Transcribe the data in full and exactly, omitting any pictures.

[START]

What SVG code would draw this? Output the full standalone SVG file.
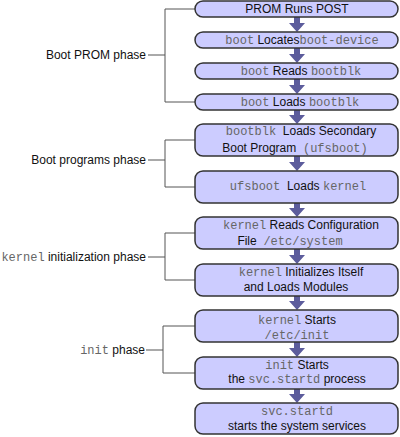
<svg xmlns="http://www.w3.org/2000/svg" width="400" height="437" viewBox="0 0 400 437">
<style>
.box{fill:#ccccff;stroke:#333;stroke-width:1.5}
.t{font-family:"Liberation Sans",Arial,sans-serif;font-size:12px;fill:#111}
.m{font-family:"Liberation Mono","Courier New",monospace;font-size:12px;fill:#666}
.br{fill:none;stroke:#555;stroke-width:1}
.ar{fill:#5c5c9c}
</style>
<rect width="400" height="437" fill="#fff"/>
<g id="connectors">
<polygon class="ar" points="294,17 300,17 300,23 305,23 297,32 289,23 294,23"/>
<polygon class="ar" points="294,48 300,48 300,54 305,54 297,63 289,54 294,54"/>
<polygon class="ar" points="294,79 300,79 300,85 305,85 297,94 289,85 294,85"/>
<polygon class="ar" points="294,110 300,110 300,115 305,115 297,124 289,115 294,115"/>
<polygon class="ar" points="294,156 300,156 300,162 305,162 297,171 289,162 294,162"/>
<polygon class="ar" points="294,203 300,203 300,208 305,208 297,217 289,208 294,208"/>
<polygon class="ar" points="294,249 300,249 300,255 305,255 297,264 289,255 294,255"/>
<polygon class="ar" points="294,296 300,296 300,301 305,301 297,310 289,301 294,301"/>
<polygon class="ar" points="294,342 300,342 300,348 305,348 297,357 289,348 294,348"/>
<polygon class="ar" points="294,389 300,389 300,394 305,394 297,403 289,394 294,394"/>
<path class="br" d="M195,9H165V102H195M148,55H165"/>
<path class="br" d="M195,140H165V187H195M148,160H165"/>
<path class="br" d="M195,233H165V280H195M148,257H165"/>
<path class="br" d="M195,326H163V373H195M146,350H163"/>
</g>
<g id="phase-prom"><text class="t" x="146" y="59" text-anchor="end">Boot PROM phase</text></g>
<g id="phase-programs"><text class="t" x="146" y="164" text-anchor="end">Boot programs phase</text></g>
<g id="phase-kernel"><text x="146" y="261" text-anchor="end"><tspan class="m">kernel</tspan><tspan class="t"> initialization phase</tspan></text></g>
<g id="phase-init"><text x="145" y="354" text-anchor="end"><tspan class="m">init</tspan><tspan class="t"> phase</tspan></text></g>
<g id="n1"><rect class="box" x="195" y="1" width="203" height="16" rx="8"/><text class="t" x="297" y="13" text-anchor="middle">PROM Runs POST</text></g>
<g id="n2"><rect class="box" x="195" y="32" width="203" height="16" rx="8"/><text x="302" y="44" text-anchor="middle"><tspan class="m">boot</tspan><tspan class="t"> Locates</tspan><tspan class="m">boot-device</tspan></text></g>
<g id="n3"><rect class="box" x="195" y="63" width="203" height="16" rx="8"/><text x="301" y="75" text-anchor="middle"><tspan class="m">boot</tspan><tspan class="t"> Reads </tspan><tspan class="m">bootblk</tspan></text></g>
<g id="n4"><rect class="box" x="195" y="94" width="203" height="16" rx="8"/><text x="300" y="106" text-anchor="middle"><tspan class="m">boot</tspan><tspan class="t"> Loads </tspan><tspan class="m">bootblk</tspan></text></g>
<g id="n5"><rect class="box" x="195" y="124" width="203" height="32" rx="8"/><text xml:space="preserve" x="301" y="135" text-anchor="middle"><tspan class="m">bootblk</tspan><tspan class="t">  Loads Secondary</tspan></text><text xml:space="preserve" x="295" y="152" text-anchor="middle"><tspan class="t">Boot Program  </tspan><tspan class="m">(ufsboot)</tspan></text></g>
<g id="n6"><rect class="box" x="195" y="171" width="203" height="32" rx="8"/><text xml:space="preserve" x="298" y="190" text-anchor="middle"><tspan class="m">ufsboot</tspan><tspan class="t">  Loads </tspan><tspan class="m">kernel</tspan></text></g>
<g id="n7"><rect class="box" x="195" y="217" width="203" height="32" rx="8"/><text x="301" y="229" text-anchor="middle"><tspan class="m">kernel</tspan><tspan class="t"> Reads Configuration</tspan></text><text xml:space="preserve" x="290" y="245" text-anchor="middle"><tspan class="t">File  </tspan><tspan class="m">/etc/system</tspan></text></g>
<g id="n8"><rect class="box" x="195" y="264" width="203" height="32" rx="8"/><text x="301" y="276" text-anchor="middle"><tspan class="m">kernel</tspan><tspan class="t"> Initializes Itself</tspan></text><text class="t" x="296" y="291" text-anchor="middle">and Loads Modules</text></g>
<g id="n9"><rect class="box" x="195" y="310" width="203" height="32" rx="8"/><text x="297" y="324" text-anchor="middle"><tspan class="m">kernel</tspan><tspan class="t"> Starts</tspan></text><text class="m" x="297" y="339" text-anchor="middle">/etc/init</text></g>
<g id="n10"><rect class="box" x="195" y="357" width="203" height="32" rx="8"/><text x="297" y="369" text-anchor="middle"><tspan class="m">init</tspan><tspan class="t"> Starts</tspan></text><text x="297" y="383" text-anchor="middle"><tspan class="t">the </tspan><tspan class="m">svc.startd</tspan><tspan class="t"> process</tspan></text></g>
<g id="n11"><rect class="box" x="195" y="403" width="203" height="31" rx="8"/><text class="m" x="297" y="415" text-anchor="middle">svc.startd</text><text class="t" x="297" y="430" text-anchor="middle">starts the system services</text></g>
</svg>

[END]

• [Problem solution]
What SVG code would draw this? Output the full standalone SVG file.
<svg xmlns="http://www.w3.org/2000/svg" width="400" height="437" viewBox="0 0 400 437">
<style>
.box{fill:#ccccff;stroke:#333;stroke-width:1.5}
.t{font-family:"Liberation Sans",Arial,sans-serif;font-size:12px;fill:#111}
.m{font-family:"Liberation Mono","Courier New",monospace;font-size:12px;fill:#666}
.br{fill:none;stroke:#555;stroke-width:1}
.ar{fill:#5c5c9c}
</style>
<rect width="400" height="437" fill="#fff"/>
<g id="connectors">
<polygon class="ar" points="294,17 300,17 300,23 305,23 297,32 289,23 294,23"/>
<polygon class="ar" points="294,48 300,48 300,54 305,54 297,63 289,54 294,54"/>
<polygon class="ar" points="294,79 300,79 300,85 305,85 297,94 289,85 294,85"/>
<polygon class="ar" points="294,110 300,110 300,115 305,115 297,124 289,115 294,115"/>
<polygon class="ar" points="294,156 300,156 300,162 305,162 297,171 289,162 294,162"/>
<polygon class="ar" points="294,203 300,203 300,208 305,208 297,217 289,208 294,208"/>
<polygon class="ar" points="294,249 300,249 300,255 305,255 297,264 289,255 294,255"/>
<polygon class="ar" points="294,296 300,296 300,301 305,301 297,310 289,301 294,301"/>
<polygon class="ar" points="294,342 300,342 300,348 305,348 297,357 289,348 294,348"/>
<polygon class="ar" points="294,389 300,389 300,394 305,394 297,403 289,394 294,394"/>
<path class="br" d="M195,9H165V102H195M148,55H165"/>
<path class="br" d="M195,140H165V187H195M148,160H165"/>
<path class="br" d="M195,233H165V280H195M148,257H165"/>
<path class="br" d="M195,326H163V373H195M146,350H163"/>
</g>
<g id="phase-prom"><text class="t" x="146" y="59" text-anchor="end">Boot PROM phase</text></g>
<g id="phase-programs"><text class="t" x="146" y="164" text-anchor="end">Boot programs phase</text></g>
<g id="phase-kernel"><text x="146" y="261" text-anchor="end"><tspan class="m">kernel</tspan><tspan class="t"> initialization phase</tspan></text></g>
<g id="phase-init"><text x="145" y="354" text-anchor="end"><tspan class="m">init</tspan><tspan class="t"> phase</tspan></text></g>
<g id="n1"><rect class="box" x="195" y="1" width="203" height="16" rx="8"/><text class="t" x="297" y="13" text-anchor="middle">PROM Runs POST</text></g>
<g id="n2"><rect class="box" x="195" y="32" width="203" height="16" rx="8"/><text x="302" y="44" text-anchor="middle"><tspan class="m">boot</tspan><tspan class="t"> Locates</tspan><tspan class="m">boot-device</tspan></text></g>
<g id="n3"><rect class="box" x="195" y="63" width="203" height="16" rx="8"/><text x="301" y="75" text-anchor="middle"><tspan class="m">boot</tspan><tspan class="t"> Reads </tspan><tspan class="m">bootblk</tspan></text></g>
<g id="n4"><rect class="box" x="195" y="94" width="203" height="16" rx="8"/><text x="300" y="106" text-anchor="middle"><tspan class="m">boot</tspan><tspan class="t"> Loads </tspan><tspan class="m">bootblk</tspan></text></g>
<g id="n5"><rect class="box" x="195" y="124" width="203" height="32" rx="8"/><text xml:space="preserve" x="301" y="135" text-anchor="middle"><tspan class="m">bootblk</tspan><tspan class="t">  Loads Secondary</tspan></text><text xml:space="preserve" x="295" y="152" text-anchor="middle"><tspan class="t">Boot Program  </tspan><tspan class="m">(ufsboot)</tspan></text></g>
<g id="n6"><rect class="box" x="195" y="171" width="203" height="32" rx="8"/><text xml:space="preserve" x="298" y="190" text-anchor="middle"><tspan class="m">ufsboot</tspan><tspan class="t">  Loads </tspan><tspan class="m">kernel</tspan></text></g>
<g id="n7"><rect class="box" x="195" y="217" width="203" height="32" rx="8"/><text x="301" y="229" text-anchor="middle"><tspan class="m">kernel</tspan><tspan class="t"> Reads Configuration</tspan></text><text xml:space="preserve" x="290" y="245" text-anchor="middle"><tspan class="t">File  </tspan><tspan class="m">/etc/system</tspan></text></g>
<g id="n8"><rect class="box" x="195" y="264" width="203" height="32" rx="8"/><text x="301" y="276" text-anchor="middle"><tspan class="m">kernel</tspan><tspan class="t"> Initializes Itself</tspan></text><text class="t" x="296" y="291" text-anchor="middle">and Loads Modules</text></g>
<g id="n9"><rect class="box" x="195" y="310" width="203" height="32" rx="8"/><text x="297" y="324" text-anchor="middle"><tspan class="m">kernel</tspan><tspan class="t"> Starts</tspan></text><text class="m" x="297" y="339" text-anchor="middle">/etc/init</text></g>
<g id="n10"><rect class="box" x="195" y="357" width="203" height="32" rx="8"/><text x="297" y="369" text-anchor="middle"><tspan class="m">init</tspan><tspan class="t"> Starts</tspan></text><text x="297" y="383" text-anchor="middle"><tspan class="t">the </tspan><tspan class="m">svc.startd</tspan><tspan class="t"> process</tspan></text></g>
<g id="n11"><rect class="box" x="195" y="403" width="203" height="31" rx="8"/><text class="m" x="297" y="415" text-anchor="middle">svc.startd</text><text class="t" x="297" y="430" text-anchor="middle">starts the system services</text></g>
</svg>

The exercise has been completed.